Erin Marquis was ousted because she called the gun rights group and left profane messages, in which she repeatedly identified her as being with The New York Times.

“Hi, I’m a journalist with The New York Times,” she says in one of them. “I’m just calling to wonder — I have two questions. How do you sleep at night? And aren’t you just, like, a little bit worried that there might be a hell, and when you meet God he will send you there?… The only people politicizing this seems to be you, because you’re the only people I got a f*cking press release from. Again, I am from The New York Times, and I am letting everyone in The New York Times know what kind of f*cking a**holes you are. Congrats on being a laughingstock.”

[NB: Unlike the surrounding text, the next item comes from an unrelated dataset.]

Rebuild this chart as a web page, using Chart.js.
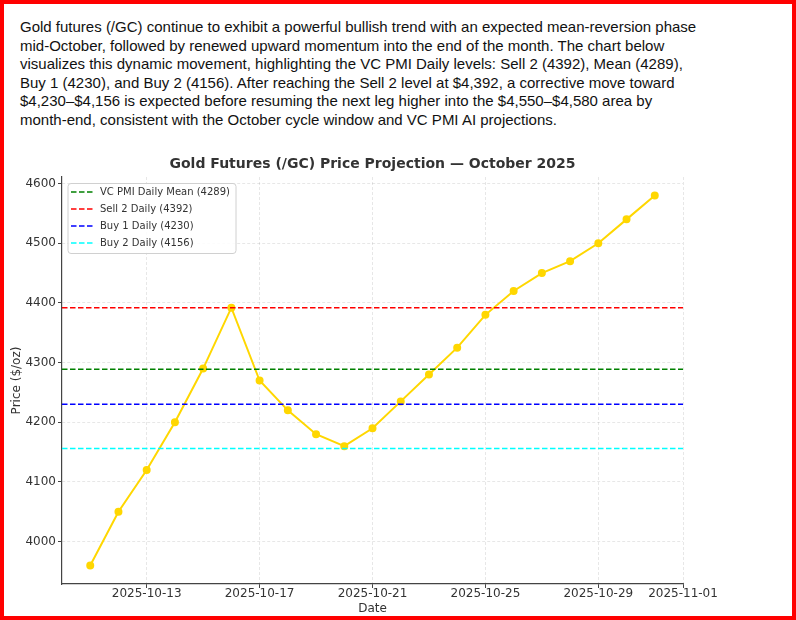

The parent group of the GLGR, the NAGR, posted that on YouTube. The voicemail helped solidify GLGR’s own political message, which is that the mainstream media is out to help leftist politicians grab guns away from legitimate owners.

The NAGR captioned that video in a way that draws that connection quite explicitly, “The wonderful people at the New York Times are VERY ANGRY that we aren’t trying to take your guns away or make you a criminal. Erin Marquis left us a wonderful voicemail that we’d like to share with you.”

The comments left by YouTube viewers leave no doubt but that Second Amendment advocates are taking Marquis’ tirade as evidence in support of their own worldview.

At least one of those comments comes close itself to the incitement of violence. A commenter calling himself Richard Garrison says, “She sounds willing to advance the date on which someone does sluff off the mortal burdens of life and face the Grim Reaper….[J]ust asking, not advocating.”